No, no hay dos Cataluñas; hay una, o en todo caso hay muchas. Como también hay muchas Españas, afortunadamente. En este pedazo mediterráneo de la península conviven sentimientos cruzados, y algunos tienen que ver con la política y otros no. Pero como los sucesivos gobiernos españoles se empeñan en orillar la vía política, el asunto ha pasado al terreno judicial y al terreno emocional, que son poco idóneos para el debate y la transacción.

Los miembros del gobierno de Puigdemont merecen un juicio político, un juicio histórico, si se quiere, y lo tendrán. Lo que no merecen es una farsa inquisitorial basada en un relato ficticio, con una instrucción escandalosa y una prisión preventiva de más de un año, lo que constituye un castigo arbitrario y desproporcionado, sobre todo en un país donde nos hemos acostumbrado al trasiego de políticos corruptos que han esperado sentencia desde la comodidad de sus hogares. Muchos de ellos no llegarán a pisar la cárcel. ¿Por qué? Los procesados no han robado ni un euro, no han ejercido la violencia (más bien la han recibido, junto con miles de catalanes), y dos de ellos -los Jordis- ni siquiera ejercían cargos de gobierno. Llevan más de 400 días en prisión por intentar disolver una manifestación sin altercados. Una manifestación que comparada con las jornada de luchas de los taxistas fue casi un picnic. El encarnizamiento sobre estos hombres y mujeres se debe a que sobre el sentido de la justicia ha prevalecido el bien supremo de la unidad de España, que es “fuente de derecho” según las palabras del presidente del Tribunal Supremo en 2017, Carlos Lesmes.

Cuando un Estado basa su doctrina judicial en la indisoluble unidad del territorio, es normal que se horrorice ante una comunidad política que se reconoce como nación, con mayorías parlamentarias independentistas y una población que de forma mayoritaria reconoce y exige el derecho de autodeterminación. Esta contradicción debería resolverse por una vía política, sería lo sensato en una democracia. Pero las demandas del Parlamento catalán han sido rechazadas con sonoros portazos y sin contraoferta alguna. Lo cuál situó a los políticos catalanes en la tesitura de obedecer el mandato popular o agachar la cabeza ante un texto redactado en 1978 bajo la vigilante mirada de los poderes fácticos del Estado. El resto de la historia lo conocemos todos.

Lo más sorprendente de todo ello es la distinta reacción suscitada en Cataluña y en el conjunto de España. Mientras en Cataluña dominan los sentimientos negativos (indignación, frustración, pena), incluso entre muchos de los que querrían renovar el matrimonio con España bajo otras bases, en España el conflicto catalán ha dado alas a la derecha y a la ultraderecha, ha desatado euforias y ardores guerreros, en todo el espectro político excepto Podemos y el sector más progresista del PSOE.

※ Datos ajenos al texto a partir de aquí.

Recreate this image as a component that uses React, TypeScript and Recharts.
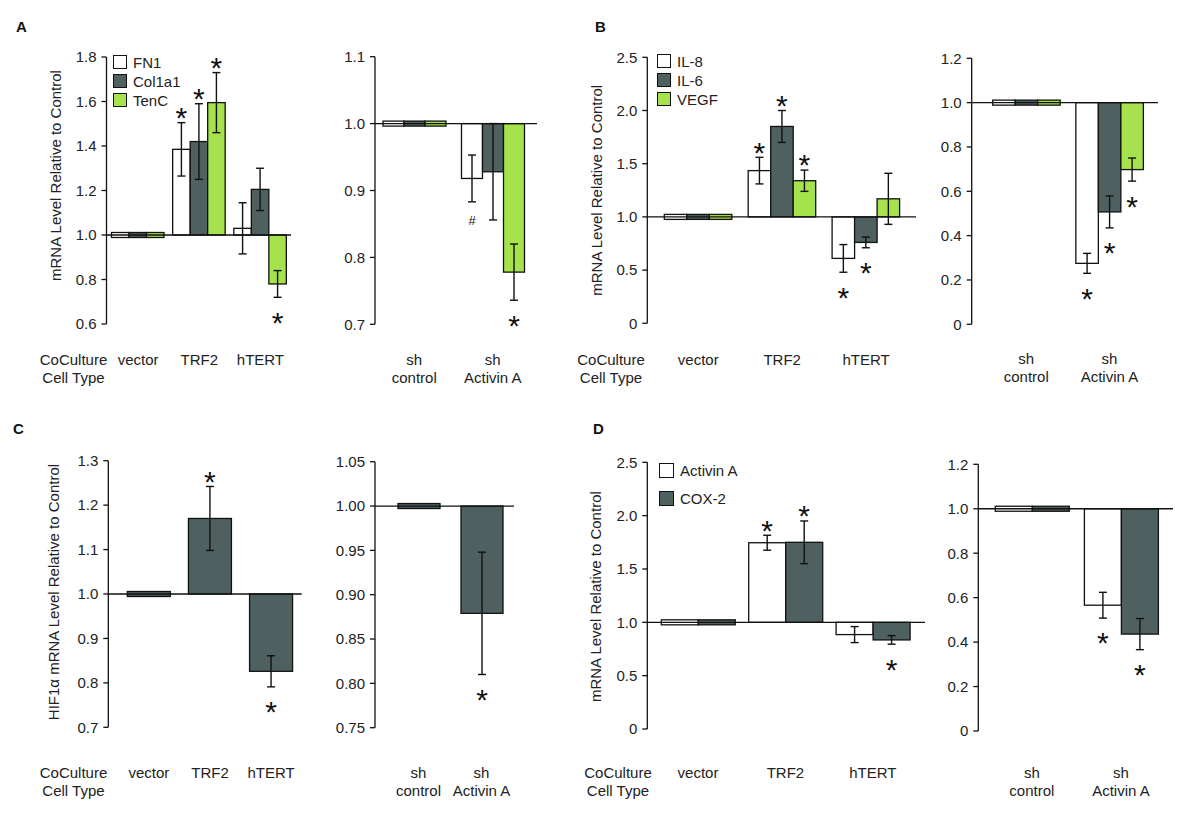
import React from 'react';
import { BarChart, Bar, XAxis, YAxis, ReferenceLine, ErrorBar, LabelList, Legend } from 'recharts';

const FONT = '"Liberation Sans", Arial, Helvetica, sans-serif';
const INK = '#111';
const WHITE = '#ffffff';
const DARK = '#4f6061';
const GREEN = '#a5e24b';

// categories
const coCultureTypes = ['vector', 'TRF2', 'hTERT'];
const shTypes = ['sh control', 'sh Activin A'];

// A - matrix genes
const matrixGenes = ['FN1', 'Col1a1', 'TenC'];
const matrixCoMeans = [[1.0, 1.385, 1.03], [1.0, 1.42, 1.205], [1.0, 1.595, 0.78]];
const matrixCoErrs = [[null, 0.12, 0.115], [null, 0.17, 0.095], [null, 0.135, 0.06]];
const matrixCoMarks = [['', '*', ''], ['', '*', ''], ['', '*', '*']];
const matrixShMeans = [[1.0, 0.918], [1.0, 0.928], [1.0, 0.778]];
const matrixShErrs = [[null, 0.035], [null, 0.072], [null, 0.042]];
const matrixShMarks = [['', '#'], ['', ''], ['', '*']];

// B - cytokines
const cytokines = ['IL-8', 'IL-6', 'VEGF'];
const cytoCoMeans = [[1.0, 1.435, 0.61], [1.0, 1.85, 0.76], [1.0, 1.34, 1.17]];
const cytoCoErrs = [[null, 0.125, 0.13], [null, 0.15, 0.05], [null, 0.1, 0.24]];
const cytoCoMarks = [['', '*', '*'], ['', '*', '*'], ['', '*', '']];
const cytoShMeans = [[1.0, 0.275], [1.0, 0.507], [1.0, 0.698]];
const cytoShErrs = [[null, 0.045], [null, 0.072], [null, 0.052]];
const cytoShMarks = [['', '*'], ['', '*'], ['', '*']];

// C - HIF1a
const hifGenes = ['HIF1α'];
const hifCoMeans = [[1.0, 1.17, 0.826]];
const hifCoErrs = [[null, 0.072, 0.035]];
const hifCoMarks = [['', '*', '*']];
const hifShMeans = [[1.0, 0.879]];
const hifShErrs = [[null, 0.069]];
const hifShMarks = [['', '*']];

// D - Activin A / COX-2
const factorGenes = ['Activin A', 'COX-2'];
const factorCoMeans = [[1.0, 1.746, 0.885], [1.0, 1.75, 0.835]];
const factorCoErrs = [[null, 0.07, 0.075], [null, 0.2, 0.04]];
const factorCoMarks = [['', '*', ''], ['', '*', '*']];
const factorShMeans = [[1.0, 0.566], [1.0, 0.436]];
const factorShErrs = [[null, 0.058], [null, 0.07]];
const factorShMarks = [['', '*'], ['', '*']];

// y ticks
const ticksA1 = [0.6, 0.8, 1.0, 1.2, 1.4, 1.6, 1.8];
const ticksA2 = [0.7, 0.8, 0.9, 1.0, 1.1];
const ticksB1 = [0, 0.5, 1.0, 1.5, 2.0, 2.5];
const ticksB2 = [0, 0.2, 0.4, 0.6, 0.8, 1.0, 1.2];
const ticksC1 = [0.7, 0.8, 0.9, 1.0, 1.1, 1.2, 1.3];
const ticksC2 = [0.75, 0.8, 0.85, 0.9, 0.95, 1.0, 1.05];
const ticksD1 = [0, 0.5, 1.0, 1.5, 2.0, 2.5];
const ticksD2 = [0, 0.2, 0.4, 0.6, 0.8, 1.0, 1.2];

const yTitle = 'mRNA Level Relative to Control';
const hifTitle = 'HIF1α mRNA Level Relative to Control';

const buildRows = (cats: string[], means: number[][], errs: (number | null)[][], marks: string[][]) =>
  cats.map((c, ci) => {
    const row: any = { cat: c };
    means.forEach((s, si) => {
      row['v' + si] = s[ci];
      row['e' + si] = errs[si][ci];
      row['m' + si] = marks[si][ci];
    });
    return row;
  });

// bars start at 1.0; controls (=1.0) drawn as a thin strip on the baseline
const BarShape = (p: any) => {
  const { x, y, width, height, fill } = p;
  let top = Math.min(y, y + height);
  let h = Math.abs(height);
  if (!(h >= 4)) {
    const mid = top + (h || 0) / 2;
    top = mid - 2.5;
    h = 5;
  }
  return <rect x={x} y={top} width={width} height={h} fill={fill} stroke={INK} strokeWidth={1.3} />;
};

type PanelProps = {
  box: { left: number; top: number; width: number; height: number };
  plot: { x0: number; x1: number; y0: number; y1: number };
  cats: string[];
  names: string[];
  colors: string[];
  means: number[][];
  errs: (number | null)[][];
  marks: string[][];
  ticks: number[];
  decimals: number;
  barSize: number;
  pad: [number, number];
  tickOff: number;
  yLabel?: string;
  yLabelX?: number;
  yLabelDy?: number;
  coCultureX?: number;
  legend?: { left: number; top: number; pitch: number; sq: number };
};

const Panel = (P: PanelProps) => {
  const { box, plot } = P;
  const yAxisW = 30;
  const xAxisH = box.top + box.height - plot.y1;
  const margin = {
    top: plot.y0 - box.top,
    left: plot.x0 - box.left - yAxisW,
    right: box.left + box.width - plot.x1,
    bottom: 0,
  };
  const rows = buildRows(P.cats, P.means, P.errs, P.marks);

  const markContent = (si: number) => (p: any) => {
    const vb = p.viewBox ?? p;
    const row = rows[p.index];
    if (!row) return null;
    const mark = row['m' + si];
    if (!mark) return null;
    const v = row['v' + si];
    const e = row['e' + si] ?? 0;
    const top = Math.min(vb.y, vb.y + vb.height);
    const bot = Math.max(vb.y, vb.y + vb.height);
    const ppu = (bot - top) / Math.abs(v - 1);
    const cx = vb.x + vb.width / 2;
    const fs = mark === '*' ? 30 : 13;
    const lift = mark === '*' ? 0.58 : 0.36;
    const yc = v > 1 ? top - e * ppu - 12 : bot + e * ppu + 18;
    return (
      <text x={cx} y={yc + lift * fs} textAnchor="middle" fontSize={fs} fontFamily={FONT} fill={INK}>
        {mark}
      </text>
    );
  };

  const CatTick = (p: any) => {
    const label: string = p.payload.value;
    const sp = label.indexOf(' ');
    const lines = label.startsWith('sh ') ? [label.slice(0, sp), label.slice(sp + 1)] : [label];
    return (
      <text x={p.x} y={p.y + P.tickOff} textAnchor="middle" fontSize={15} fontFamily={FONT} fill="#222">
        {lines.map((l, i) => (
          <tspan key={i} x={p.x} dy={i === 0 ? 0 : 18}>
            {l}
          </tspan>
        ))}
      </text>
    );
  };

  const legendContent = () => {
    const lg = P.legend!;
    return (
      <div style={{ fontFamily: FONT, fontSize: 15, color: '#222', lineHeight: 1 }}>
        {P.names.map((n, i) => (
          <div key={n} style={{ display: 'flex', alignItems: 'center', height: lg.pitch, whiteSpace: 'nowrap' }}>
            <span
              style={{
                display: 'inline-block',
                width: lg.sq,
                height: lg.sq,
                background: P.colors[i],
                border: `1.3px solid ${INK}`,
                boxSizing: 'border-box',
                marginRight: 6,
              }}
            />
            {n}
          </div>
        ))}
      </div>
    );
  };

  return (
    <div style={{ position: 'absolute', left: box.left, top: box.top }}>
      <BarChart width={box.width} height={box.height} data={rows} margin={margin} barGap={0} barCategoryGap={0}>
        <XAxis
          dataKey="cat"
          type="category"
          axisLine={false}
          tickLine={false}
          tickSize={0}
          tickMargin={0}
          height={xAxisH}
          interval={0}
          padding={{ left: P.pad[0], right: P.pad[1] }}
          tick={CatTick}
          label={
            P.coCultureX !== undefined
              ? (lp: any) => {
                  const vb = lp.viewBox;
                  const tx = P.coCultureX! - box.left;
                  const ty = vb.y + P.tickOff;
                  return (
                    <text x={tx} y={ty} textAnchor="middle" fontSize={15} fontFamily={FONT} fill="#222">
                      <tspan x={tx}>CoCulture</tspan>
                      <tspan x={tx} dy={18}>
                        Cell Type
                      </tspan>
                    </text>
                  );
                }
              : undefined
          }
        />
        <YAxis
          type="number"
          width={yAxisW}
          domain={[P.ticks[0], P.ticks[P.ticks.length - 1]]}
          ticks={P.ticks}
          interval={0}
          allowDataOverflow
          axisLine={{ stroke: INK, strokeWidth: 1.3 }}
          tickLine={{ stroke: INK, strokeWidth: 1.3 }}
          tickSize={5}
          tickMargin={5}
          tick={{ fontSize: 15, fill: '#222', fontFamily: FONT }}
          tickFormatter={(v: number) => (v === 0 ? '0' : v.toFixed(P.decimals))}
          label={
            P.yLabel
              ? (lp: any) => {
                  const vb = lp.viewBox;
                  const lx = P.yLabelX! - box.left;
                  const ly = vb.y + vb.height / 2 + (P.yLabelDy ?? 0);
                  return (
                    <text
                      transform={`translate(${lx},${ly}) rotate(-90)`}
                      textAnchor="middle"
                      dominantBaseline="central"
                      fontSize={15}
                      fontFamily={FONT}
                      fill="#222"
                    >
                      {P.yLabel}
                    </text>
                  );
                }
              : undefined
          }
        />
        <ReferenceLine y={1} stroke={INK} strokeWidth={1.3} />
        {P.names.map((n, si) => (
          <Bar
            key={n}
            name={n}
            dataKey={(d: any) => [1, d['v' + si]]}
            fill={P.colors[si]}
            barSize={P.barSize}
            shape={BarShape}
            isAnimationActive={false}
          >
            <ErrorBar dataKey={'e' + si} width={4} stroke={INK} strokeWidth={1.4} direction="y" isAnimationActive={false} />
            <LabelList dataKey={'m' + si} content={markContent(si)} />
          </Bar>
        ))}
        {P.legend && (
          <Legend
            layout="horizontal"
            verticalAlign="middle"
            align="center"
            content={legendContent}
            wrapperStyle={{
              left: P.legend.left - box.left,
              top: P.legend.top - box.top - (P.legend.pitch - P.legend.sq) / 2,
              width: 'auto',
              height: 'auto',
            }}
          />
        )}
      </BarChart>
    </div>
  );
};

const panelLetters = [
  { t: 'A', x: 16, y: 32 },
  { t: 'B', x: 595, y: 32 },
  { t: 'C', x: 13, y: 434 },
  { t: 'D', x: 593, y: 434 },
];

export default function App() {
  return (
    <div style={{ position: 'absolute', left: 0, top: 0, width: 1200, height: 821, background: '#fff', overflow: 'hidden' }}>
      <Panel
        box={{ left: 0, top: 0, width: 300, height: 410 }}
        plot={{ x0: 106.5, x1: 291, y0: 57, y1: 324 }}
        cats={coCultureTypes}
        names={matrixGenes}
        colors={[WHITE, DARK, GREEN]}
        means={matrixCoMeans}
        errs={matrixCoErrs}
        marks={matrixCoMarks}
        ticks={ticksA1}
        decimals={1}
        barSize={17.5}
        pad={[1, 0]}
        tickOff={41}
        yLabel={yTitle}
        yLabelX={55}
        yLabelDy={-15}
        coCultureX={73.5}
        legend={{ left: 113, top: 55, pitch: 19, sq: 14 }}
      />
      <Panel
        box={{ left: 300, top: 0, width: 260, height: 410 }}
        plot={{ x0: 375, x1: 537, y0: 56.7, y1: 324.3 }}
        cats={shTypes}
        names={matrixGenes}
        colors={[WHITE, DARK, GREEN]}
        means={matrixShMeans}
        errs={matrixShErrs}
        marks={matrixShMarks}
        ticks={ticksA2}
        decimals={1}
        barSize={21}
        pad={[0, 5]}
        tickOff={41}
      />
      <Panel
        box={{ left: 565, top: 0, width: 357, height: 410 }}
        plot={{ x0: 647.3, x1: 916, y0: 57.3, y1: 323.3 }}
        cats={coCultureTypes}
        names={cytokines}
        colors={[WHITE, DARK, GREEN]}
        means={cytoCoMeans}
        errs={cytoCoErrs}
        marks={cytoCoMarks}
        ticks={ticksB1}
        decimals={1}
        barSize={22.5}
        pad={[9, 8]}
        tickOff={42}
        yLabel={yTitle}
        yLabelX={596.7}
        coCultureX={611}
        legend={{ left: 657, top: 54, pitch: 19, sq: 14 }}
      />
      <Panel
        box={{ left: 925, top: 0, width: 275, height: 410 }}
        plot={{ x0: 971.7, x1: 1158, y0: 58.3, y1: 324.3 }}
        cats={shTypes}
        names={cytokines}
        colors={[WHITE, DARK, GREEN]}
        means={cytoShMeans}
        errs={cytoShErrs}
        marks={cytoShMarks}
        ticks={ticksB2}
        decimals={1}
        barSize={22.5}
        pad={[13, 7]}
        tickOff={40}
      />
      <Panel
        box={{ left: 0, top: 410, width: 305, height: 411 }}
        plot={{ x0: 108.3, x1: 301.7, y0: 460.7, y1: 727.3 }}
        cats={coCultureTypes}
        names={hifGenes}
        colors={[DARK]}
        means={hifCoMeans}
        errs={hifCoErrs}
        marks={hifCoMarks}
        ticks={ticksC1}
        decimals={1}
        barSize={43}
        pad={[10, 0]}
        tickOff={51}
        yLabel={hifTitle}
        yLabelX={53.3}
        yLabelDy={-2}
        coCultureX={73.5}
      />
      <Panel
        box={{ left: 305, top: 410, width: 255, height: 411 }}
        plot={{ x0: 375, x1: 514, y0: 461.7, y1: 727.7 }}
        cats={shTypes}
        names={hifGenes}
        colors={[DARK]}
        means={hifShMeans}
        errs={hifShErrs}
        marks={hifShMarks}
        ticks={ticksC2}
        decimals={2}
        barSize={42}
        pad={[12, 1]}
        tickOff={50}
      />
      <Panel
        box={{ left: 565, top: 410, width: 365, height: 411 }}
        plot={{ x0: 647.3, x1: 925, y0: 462.3, y1: 729 }}
        cats={coCultureTypes}
        names={factorGenes}
        colors={[WHITE, DARK]}
        means={factorCoMeans}
        errs={factorCoErrs}
        marks={factorCoMarks}
        ticks={ticksD1}
        decimals={1}
        barSize={37}
        pad={[7, 8.5]}
        tickOff={49}
        yLabel={yTitle}
        yLabelX={595}
        yLabelDy={1}
        coCultureX={618}
        legend={{ left: 659, top: 463, pitch: 28, sq: 15 }}
      />
      <Panel
        box={{ left: 930, top: 410, width: 270, height: 411 }}
        plot={{ x0: 978.3, x1: 1173, y0: 464.3, y1: 731 }}
        cats={shTypes}
        names={factorGenes}
        colors={[WHITE, DARK]}
        means={factorShMeans}
        errs={factorShErrs}
        marks={factorShMarks}
        ticks={ticksD2}
        decimals={1}
        barSize={37}
        pad={[9, 7.5]}
        tickOff={47}
      />
      <svg width={1200} height={821} style={{ position: 'absolute', left: 0, top: 0, pointerEvents: 'none' }}>
        {panelLetters.map((l) => (
          <text key={l.t} x={l.x} y={l.y} fontSize={15} fontWeight="bold" fontFamily={FONT} fill={INK}>
            {l.t}
          </text>
        ))}
      </svg>
    </div>
  );
}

El populismo nacionalista, que en Europa ha puesto en la diana a la inmigración, en España tienen como chivo expiatorio a los catalanes. Curiosa manera de expresar la unidad indivisible de la patria española. Extraña forma de seducir a los catalanes: tratarlos como un cuerpo extraño, casi como un tumor. Todo esto da votos a Vox y al resto de la derecha, que compite por mostrarse especialmente cruel con los presuntos inocentes que se sientan ante el tribunal supremo; también permitirá salvar los muebles a los barones autonómicos socialistas, amedrentados por el alud patriotero o cómplices del mismo. Pero hay que estar muy ciego para no darse cuenta de que todo este festival no sólo no refuerza a España sino que está dinamitando su imagen exterior y está profundizando la herida interna que muchos catalanes y españoles de buena fe quisieran cicatrizar, con una u otra salida política.